In the beginning…

Thoughts | 2 farm-fresh comments

What was your first games machine?  It’s a question that comes up from time to time and which sparks almost as much passion as the rivalry between the current crop of gaming devices.

For people of a certain age (like your reporter), video gaming in the home started back in the 1980s, when the ‘home computer’ revolution began and thousands of parents up and down the UK snapped up the new-fangled machines because they were i) ‘the future’ ii) ‘great for helping with homework’ and iii) ‘err…!’

The grim reality was that pre-Internets and Wikipedia, there was no way these dinky little gadgets could really help with homework.  What you could do however, was play games…

…eventually.  Make no mistake, readers, in those days, playing games was a serious business.  Loading a game from casette tape could take anything up to 25 minutes – and lord help you if your volume wasn’t set properly (I permanently set mine to the appropriate level with the aid of a whole bottle of purple nail varnish).

Then there were the hardy (or poor) souls, who actually typed in whole programmes, which were printed in magazines.  Several hundred lines of code, all of which had to be typed in – without error – in order to perform astonishing feats like printing a blocky, sub-ceefax smiley face or play a very crude game of a pac-man(esque) maze game.  Of course, as soon as you switched the computer off, the game would vanish and dissolve like early morning mist.

It was a different time.  It inspired life-long passions, friendships and hostilities.  People from the Sinclair camp, looked with scorn upon the deluded fools with Amstrads.  The aloof and smug Commodore 64 owners merely pitied the owners of outrageously obscure machines such as the Oric 1 or Sam Coupe.  There are many Amiga people who still refuse to speak to anyone who remains convinced of the Atari ST’s superiority.

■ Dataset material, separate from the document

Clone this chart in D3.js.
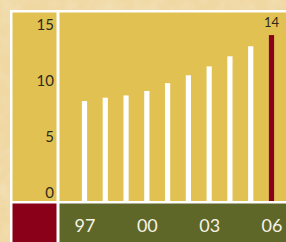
<!DOCTYPE html>
<html>
<head>
<meta charset="utf-8">
<script src="https://cdn.jsdelivr.net/npm/d3@7"></script>
<style>
  body { margin: 0; background: #efd6a0; }
  svg { display: block; }
  text { font-family: Lato, "Open Sans", sans-serif; }
</style>
</head>
<body>
<div id="chart"></div>
<script>
// data
const years = ["97", "98", "99", "00", "01", "02", "03", "04", "05", "06"];
const values = [8.2, 8.5, 8.7, 9.1, 9.8, 10.5, 11.3, 12.2, 13.1, 14.1];
const yTicks = [0, 5, 10, 15];
const xTickLabels = ["97", "00", "03", "06"];

const W = 286, H = 242;

let svg = d3.select("#chart")
    .append("svg")
    .attr("width", W)
    .attr("height", H);

// parchment texture
const defs = svg.append("defs");
const f = defs.append("filter").attr("id", "paper");
f.append("feTurbulence").attr("type", "fractalNoise").attr("baseFrequency", 0.06).attr("numOctaves", 3).attr("seed", 4);
f.append("feColorMatrix").attr("values", "0 0 0 0 0.90  0 0 0 0 0.78  0 0 0 0 0.54  0 0 0 -1.1 0.65");
svg.append("rect").attr("width", W).attr("height", H).attr("fill", "#f0d8a3");
svg.append("rect").attr("width", W).attr("height", H).attr("filter", "url(#paper)");

// frame
const panelLeft = 12.5, panelTop = 12.5, gap = 3;
const leftW = 44;
const plotX = panelLeft + leftW + gap;
const plotBottom = 201;
const footTop = plotBottom + 2.5;

svg.append("rect").attr("x", 10).attr("y", 10).attr("width", W - 10).attr("height", H - 10).attr("fill", "#fff");
svg.append("rect").attr("x", panelLeft).attr("y", panelTop).attr("width", leftW).attr("height", plotBottom - panelTop).attr("fill", "#e1c152");
svg.append("rect").attr("x", plotX).attr("y", panelTop).attr("width", W - plotX).attr("height", plotBottom - panelTop).attr("fill", "#e1c152");
svg.append("rect").attr("x", panelLeft).attr("y", footTop).attr("width", leftW).attr("height", H - footTop).attr("fill", "#8a0019");
svg.append("rect").attr("x", plotX).attr("y", footTop).attr("width", W - plotX).attr("height", H - footTop).attr("fill", "#5e6628");

// scales
const x = d3.scalePoint().domain(years).range([84.5, 271.5]);
const y = d3.scaleLinear().domain([0, 15]).range([192.7, 25]);

// bars
svg.selectAll(".bar")
    .data(values)
    .enter().append("rect")
    .attr("class", "bar")
    .attr("x", (d, i) => x(years[i]) - 2.6)
    .attr("width", 5.2)
    .attr("y", d => y(d))
    .attr("height", d => plotBottom - y(d))
    .attr("fill", (d, i) => i === values.length - 1 ? "#8a0019" : "#fff");

// last value label
const last = values.length - 1;
svg.append("text")
    .attr("x", x(years[last]))
    .attr("y", y(values[last]) - 8.5)
    .attr("text-anchor", "middle")
    .style("font-size", "13px")
    .style("fill", "#2e2a1c")
    .text(Math.round(values[last]));

// y axis labels
svg.append("g")
    .attr("transform", "translate(" + 54 + ",0)")
    .call(d3.axisLeft(y).tickValues(yTicks).tickSize(0).tickPadding(0))
    .call(g => g.select(".domain").remove())
    .selectAll("text")
    .style("font-family", "Lato, 'Open Sans', sans-serif")
    .style("font-size", "15px")
    .style("fill", "#2e2a1c");

// x axis labels
svg.append("g")
    .attr("transform", "translate(0," + 226 + ")")
    .call(d3.axisBottom(x).tickValues(xTickLabels).tickSize(0).tickPadding(0))
    .call(g => g.select(".domain").remove())
    .selectAll("text")
    .attr("dy", "0.35em")
    .style("font-family", "Lato, 'Open Sans', sans-serif")
    .style("font-size", "18px")
    .style("fill", "#f6f3e6");
</script>
</body>
</html>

We all, however, looked down upon the rabble who made do with ‘consoles’.  Which were not even real computers.  Could they type in code to draw a smiley face, or impress girls with the 10 PRINT ‘I AM COOL’; trick in the school computer lab?  I think not…

Yet it was the home computer that contributed directly to the UK’s pioneering games industry and the number of enterprising youngsters who went on to start their own game developers.

Which brings me, finally, to the point.  BBC 4’s Digital Revolution series continues tonight with Micro Men, the true tale of love, rivalry and overheating rampacks between Sir Clive Sinclair, creator of the ZX81 (and many other machines) and Chris Curry, founder of Acorn Computers (creators of the BBC Micro).

While it focuses more on the rivalry and introduction of the hardware rather than the games, this is essential viewing for youngsters and whippersnappers who complain about loading times – as well as hoary eyed antiques who think fondly of the good old days.

What was your first games machine, readers?

- Brian (@flackboy)

2 farm-fresh comments

Brian says:

In case you’re wondering, my first computer was a ZX81. I even had the 16K ram pack for the super awesome games. Oh yes. Feel the power (or at least the heat radiating off it).

Badger says:

HAH!

What a flashback!! I still have my own sinclair joystick! Oh, and my first game machine (apart from those cheap handheld game machines that you can buy for 1£ nowadays), was my ZX Spectrum 128k, with a disk drive!! I have a lot of fond memories of those trial and error loads… I had a small screwdriver to finely tune my cassete readers!

Was it only 25 min? I guess that for a 6 year old boy 25 seems to be like an eternity. By the time one of those games eventually loaded, I’ve had lunch AND done my homework! :D All because the diskettes were a lot more expensive, even if they were quicker to load and carried much more games! (around 6 of them).

I still have it working, in the backroom… But the disk drive needs a bit of a cleaning in the reading lens/whatnot. Oh, and my first contact with computers was with my cousin’s 48k Spectrum :D

My first tape game was R-Type… I basically got a gameboy years later just for that game! Then, I had in diskette, the Cibernoids I & II, Cosmic Wartoad, Rygar, Ikari Warriors, and a bunch of others I don’t recall at the moment…

But, as far as K7 goes, in God’s Divine Wisdom, I was blessed with a friend who’s father had a printer’s house where they made the covers for the games in our language – that and a double deck k7 player lol. I loved it… the magic and escape that that computer gave me. Funny enough, 20 years later or so, I ended up working on that medium.